Logistic Regression is a statistical method used for binary classification tasks, where the outcome variable (dependent variable) is categorical with two possible classes. Despite its name, logistic regression is a classification algorithm rather than a regression algorithm.
It works by modeling the probability that a given input belongs to a particular class. Logistic regression estimates the probability using the logistic function (also known as the sigmoid function), which maps any real-valued input to a value between 0 and 1.
The logistic function ( f(z) = \frac{1}{1 + e^{-z}} ) transforms the linear combination of input features into a probability score, where ( z ) is the linear combination of the input features and their corresponding coefficients.
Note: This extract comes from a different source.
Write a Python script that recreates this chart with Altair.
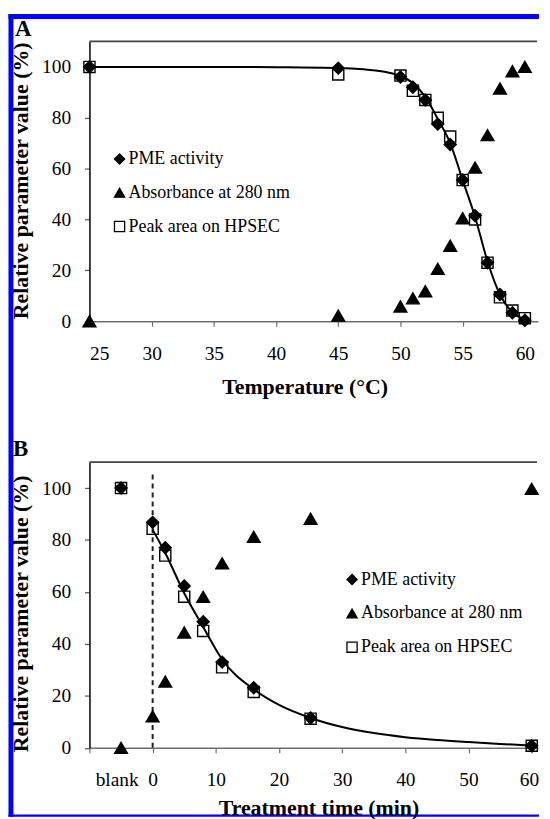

The coefficients are estimated using the maximum likelihood estimation method.
During training, logistic regression learns the optimal coefficients that best fit the training data and minimize the error between the predicted probabilities and the actual class labels. Once trained, the model can predict the probability of an input belonging to a particular class and make binary classification decisions based on a chosen threshold (usually 0.5).
Logistic regression is widely used in various fields, including healthcare, finance, marketing, and social sciences, due to its simplicity, interpretability, and effectiveness for binary classification tasks. Additionally, logistic regression can be extended to handle multiclass classification tasks through techniques such as one-vs-rest or multinomial logistic regression.